Negotiations to review the 2013 “Agreement between the Quebec Minister of Justice and the Barreau du Québec respecting the tariff of fees and expenses of advocates under the legal aid plan” are scheduled to take place in the near future, added Roy. In the fiscal year 2015-2016, $46.8 million in legal aid fees and $8.6 million in legal aid expenses were doled out to 2,200 lawyers in private practice, according to the latest annual report of the Commission des services juridiques, the provincial agency charged with administering Québec’s legal aid system.
According to Giuseppe Battista, a Montreal criminal lawyer who is the Chair of the criminal law committee of Quebec’s legal society, the new funds are “long overdue” and will likely make a difference in the medium term. “But there are some other things that need to be dealt with from the get-go” to be able to make a dent in the bottleneck of criminal cases in Quebec, added Battista, who was the lead Commission counsel at the Bastarache Commission of Inquiry. Widespread use of mandatory minimum sentences introduced by the Conservative federal government have to be eliminated and judges have to be given back judicial discretion over punishment, said Battista. A review of how preliminary inquiries are conducted should also be undertaken. There is no reason why preliminary inquiries cannot be conducted in the same way it is in the civil system, with witnesses being questioned out of court, under oath, with a stenographer which could then be part of the record, suggests Battista.
“On the one hand the judicial system was incapable of dealing with the complexities of modern day cases because judges were overwhelmed, and there were not enough prosecutors, not enough support personnel and not enough courtrooms,” said Battista. “At the same time, you add to that minimum jail sentences and the harshness in the treatment within the criminal justice system – and you have an explosive mix,” said Battista.
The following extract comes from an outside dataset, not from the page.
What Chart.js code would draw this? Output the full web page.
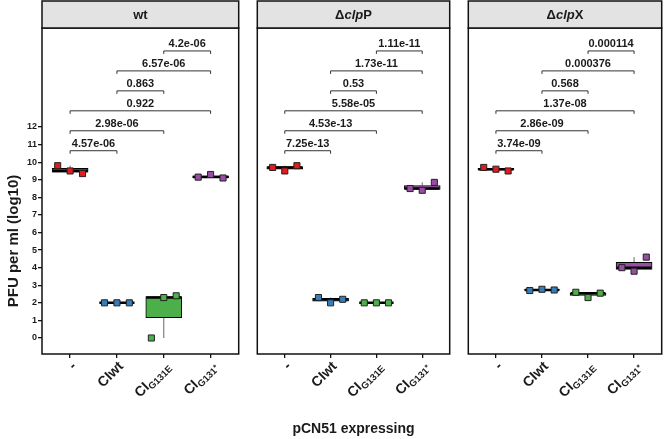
<!DOCTYPE html>
<html lang="en">
<head>
<meta charset="UTF-8">
<title>PFU per ml (log10)</title>
<script src="https://cdn.jsdelivr.net/npm/chart.js"></script>
<style>
  body { margin: 0; background: #fff; }
  .panel { position: absolute; top: 0; height: 439px; }
</style>
</head>
<body>
<div class="panel" style="left:0;width:244px"><canvas id="c0"></canvas></div>
<div class="panel" style="left:252px;width:203px"><canvas id="c1"></canvas></div>
<div class="panel" style="left:463px;width:204px"><canvas id="c2"></canvas></div>

<script>
// facets
const strains = ['wt', 'ΔclpP', 'ΔclpX'];
// x categories
const constructs = ['-', 'CIwt', 'CIG131E', 'CIG131*'];
// log10 PFU per ml, three replicates per construct
const wtPfu   = [[9.8, 9.5, 9.35], [2.0, 2.0, 2.0], [0.0, 2.3, 2.4], [9.15, 9.3, 9.1]];
const clpPPfu = [[9.7, 9.5, 9.8], [2.3, 2.0, 2.2], [2.0, 2.0, 2.0], [8.5, 8.4, 8.85]];
const clpXPfu = [[9.7, 9.6, 9.5], [2.7, 2.77, 2.73], [2.6, 2.3, 2.55], [4.0, 3.8, 4.6]];
// pairwise comparisons and their p values
const comparisons = [[0, 1], [0, 2], [0, 3], [1, 2], [1, 3], [2, 3]];
const wtPvals   = ['4.57e-06', '2.98e-06', '0.922', '0.863', '6.57e-06', '4.2e-06'];
const clpPPvals = ['7.25e-13', '4.53e-13', '5.58e-05', '0.53', '1.73e-11', '1.11e-11'];
const clpXPvals = ['3.74e-09', '2.86e-09', '1.37e-08', '0.568', '0.000376', '0.000114'];
const yTicks = [0, 1, 2, 3, 4, 5, 6, 7, 8, 9, 10, 11, 12];

const pfu = [wtPfu, clpPPfu, clpXPfu];
const pvals = [wtPvals, clpPPvals, clpXPvals];
const colours = ['#e41a1c', '#377eb8', '#4daf4a', '#984ea3'];
const jitter = [-0.265, 0, 0.265];
const FONT = '"Liberation Sans", Arial, sans-serif';

function quantile(sorted, p) {
    const h = (sorted.length - 1) * p;
    const lo = Math.floor(h);
    const hi = Math.min(lo + 1, sorted.length - 1);
    return sorted[lo] + (h - lo) * (sorted[hi] - sorted[lo]);
}

function boxStats(vals) {
    const s = vals.slice().sort((a, b) => a - b);
    const q1 = quantile(s, 0.25), med = quantile(s, 0.5), q3 = quantile(s, 0.75);
    const iqr = q3 - q1;
    const lo = Math.min(...s.filter(v => v >= q1 - 1.5 * iqr));
    const hi = Math.max(...s.filter(v => v <= q3 + 1.5 * iqr));
    return { q1, med, q3, lo, hi };
}

function drawStrip(ctx, area, name) {
    ctx.save();
    ctx.fillStyle = '#e3e3e3';
    ctx.strokeStyle = '#111';
    ctx.lineWidth = 1.5;
    ctx.fillRect(area.left, 1, area.right - area.left, area.top - 1);
    ctx.strokeRect(area.left, 1, area.right - area.left, area.top - 1);
    ctx.fillStyle = '#1a1a1a';
    ctx.textBaseline = 'middle';
    const cx = (area.left + area.right) / 2, cy = 15;
    if (name.startsWith('Δ')) {
        // delta + italic gene name + protein letter
        const parts = [['Δ', 'bold 13px ' + FONT], [name.slice(1, 4), 'italic bold 13px ' + FONT], [name.slice(4), 'bold 13px ' + FONT]];
        let w = 0;
        parts.forEach(p => { ctx.font = p[1]; w += ctx.measureText(p[0]).width; });
        let x = cx - w / 2;
        ctx.textAlign = 'left';
        parts.forEach(p => { ctx.font = p[1]; ctx.fillText(p[0], x, cy); x += ctx.measureText(p[0]).width; });
    } else {
        ctx.font = 'bold 13px ' + FONT;
        ctx.textAlign = 'center';
        ctx.fillText(name, cx, cy);
    }
    ctx.restore();
}

function drawXLabel(ctx, label, x, y) {
    ctx.save();
    ctx.translate(x, y);
    ctx.rotate(-Math.PI / 4);
    ctx.fillStyle = '#1a1a1a';
    ctx.textBaseline = 'alphabetic';
    ctx.textAlign = 'left';
    const big = 'bold 14px ' + FONT, small = 'bold 9.5px ' + FONT;
    let pieces;
    if (label.startsWith('CIG')) {
        const sub = label.slice(2).replace('*', '');
        pieces = [[label.slice(0, 2), big, 0], [sub, small, 3]];
        if (label.endsWith('*')) pieces.push(['*', 'bold 8px ' + FONT, 1]);
    } else {
        pieces = [[label, big, 0]];
    }
    let w = 0;
    pieces.forEach(p => { ctx.font = p[1]; w += ctx.measureText(p[0]).width; });
    let px = -w;
    pieces.forEach(p => {
        ctx.font = p[1];
        ctx.fillText(p[0], px, 10 + p[2]);
        px += ctx.measureText(p[0]).width;
    });
    ctx.restore();
}

function makePanel(i) {
    const data = pfu[i];
    const stats = data.map(boxStats);

    const facetPlugin = {
        id: 'facet' + i,
        beforeDatasetDraw(chart, args) {
            if (args.index !== 0) return;
            // whiskers behind the boxes
            const { ctx, scales: { x, y } } = chart;
            ctx.save();
            ctx.strokeStyle = '#666';
            ctx.lineWidth = 1;
            stats.forEach((s, k) => {
                const px = x.getPixelForValue(k + 1);
                ctx.beginPath();
                ctx.moveTo(px, y.getPixelForValue(s.lo));
                ctx.lineTo(px, y.getPixelForValue(s.q1));
                ctx.moveTo(px, y.getPixelForValue(s.q3));
                ctx.lineTo(px, y.getPixelForValue(s.hi));
                ctx.stroke();
            });
            ctx.restore();
        },
        afterDatasetDraw(chart, args) {
            if (args.index !== 0) return;
            // medians
            const { ctx, scales: { x, y } } = chart;
            ctx.save();
            ctx.strokeStyle = '#000';
            ctx.lineWidth = 2.5;
            stats.forEach((s, k) => {
                const l = x.getPixelForValue(k + 1 - 0.375), r = x.getPixelForValue(k + 1 + 0.375);
                const py = y.getPixelForValue(s.med);
                ctx.beginPath();
                ctx.moveTo(l, py);
                ctx.lineTo(r, py);
                ctx.stroke();
            });
            ctx.restore();
        },
        afterDraw(chart) {
            const { ctx, chartArea: area, scales: { x, y } } = chart;
            // panel border
            ctx.save();
            ctx.strokeStyle = '#111';
            ctx.lineWidth = 1.5;
            ctx.strokeRect(area.left, area.top, area.right - area.left, area.bottom - area.top);
            ctx.restore();
            drawStrip(ctx, area, strains[i]);

            // significance brackets
            ctx.save();
            ctx.strokeStyle = '#333';
            ctx.lineWidth = 1;
            ctx.fillStyle = '#1a1a1a';
            ctx.font = 'bold 11px ' + FONT;
            ctx.textAlign = 'center';
            ctx.textBaseline = 'alphabetic';
            comparisons.forEach((c, k) => {
                const level = y.getPixelForValue(10.65 + k * 1.135);
                const a = x.getPixelForValue(c[0] + 1), b = x.getPixelForValue(c[1] + 1);
                ctx.beginPath();
                ctx.moveTo(a, level + 3);
                ctx.lineTo(a, level);
                ctx.lineTo(b, level);
                ctx.lineTo(b, level + 3);
                ctx.stroke();
                ctx.fillText(pvals[i][k], (a + b) / 2, level - 4);
            });
            ctx.restore();

            // rotated category labels
            constructs.forEach((lab, k) => {
                drawXLabel(ctx, lab, x.getPixelForValue(k + 1), area.bottom + 6);
            });

            ctx.save();
            ctx.fillStyle = '#1a1a1a';
            if (i === 0) {
                ctx.font = 'bold 15px ' + FONT;
                ctx.translate(14, 241);
                ctx.rotate(-Math.PI / 2);
                ctx.textAlign = 'center';
                ctx.textBaseline = 'middle';
                ctx.fillText('PFU per ml (log10)', 0, 0);
            }
            if (i === 1) {
                ctx.font = 'bold 14px ' + FONT;
                ctx.textAlign = 'center';
                ctx.textBaseline = 'middle';
                ctx.fillText('pCN51 expressing', (area.left + area.right) / 2, 429);
            }
            ctx.restore();
        }
    };

    const boxes = stats.map((s, k) => ({ x: k + 1, y: [s.q1, s.q3] }));
    const points = [], pointColours = [];
    data.forEach((vals, k) => vals.forEach((v, j) => {
        points.push({ x: k + 1 + jitter[j], y: v });
        pointColours.push(colours[k]);
    }));

    return new Chart(document.getElementById('c' + i), {
        type: 'bar',
        data: {
            datasets: [{
                data: boxes,
                backgroundColor: colours,
                borderColor: '#000',
                borderWidth: 1,
                borderSkipped: false,
                barThickness: 36,
                order: 2
            }, {
                type: 'scatter',
                data: points,
                pointStyle: 'rect',
                pointRadius: 4.3,
                pointHoverRadius: 4.3,
                backgroundColor: pointColours,
                borderColor: '#222',
                borderWidth: 1,
                order: 1
            }]
        },
        options: {
            responsive: true,
            maintainAspectRatio: false,
            animation: false,
            layout: { padding: { left: i === 0 ? 0 : 1, right: 1, top: 28, bottom: 0 } },
            plugins: { legend: { display: false }, tooltip: { enabled: false } },
            scales: {
                x: {
                    type: 'linear',
                    min: 0.4,
                    max: 4.6,
                    offset: false,
                    afterBuildTicks: ax => { ax.ticks = constructs.map((c, k) => ({ value: k + 1 })); },
                    afterFit: ax => { ax.height = 85; },
                    ticks: { display: false },
                    border: { display: false },
                    grid: { offset: false, drawOnChartArea: false, drawTicks: true, tickLength: 4, color: '#111', lineWidth: 1.3 }
                },
                y: {
                    display: i === 0,
                    min: -0.91,
                    max: 17.63,
                    afterBuildTicks: ax => { ax.ticks = yTicks.map(v => ({ value: v })); },
                    afterFit: ax => { ax.width = i === 0 ? 42 : 0; },
                    ticks: { color: '#1a1a1a', font: { family: FONT, size: 9, weight: 'bold' }, padding: 1 },
                    border: { display: false },
                    grid: { drawOnChartArea: false, drawTicks: true, tickLength: 4, color: '#111', lineWidth: 1.3 }
                }
            }
        },
        plugins: [facetPlugin]
    });
}

[0, 1, 2].forEach(makePanel);
</script>
</body>
</html>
Besides the new investments, the Quebec legal community is counting on an action plan unveiled last October and put together by a roundtable of judges from the Quebec Superior Court and the Court of Quebec as well as the DPCP, the Barreau and the Quebec defence lawyers association to help end the “culture of delays” plaguing the criminal court system. The action plan identified 10 principal causes behind the logjam afflicting the criminal court system, including lack of resources, the management of megatrials, an increase over the use of preliminary inquiries, the growing complexity of criminal cases, and outdated technology. The action plan includes 22 measures aimed at making the justice system more efficient, including calls to encourage more admissions being submitted into evidence, reducing the number of pretrial requests, and greater reliance of sharing evidence electronically. “The action plan is a good initiative and calls for a cultural change to improve the justice system by all actors of the justice system, not only lawyers but also judges and the DPCP,” said Prémont.
Battista is optimistic that the new monies and the action plan will make a difference but so long as the “structural problems” are addressed too. “Everyone agrees that there has to be a sort of change in attitudes that some have described as culture of postponements,” said Battista. “There is a problem, and there are many solutions that are being looked at. But I think the real problem are structural problems and they can be adjusted. When the system is put in place to make things function properly, I believe the lawyers – both prosecutors and defence attorneys – will adapt favourably.”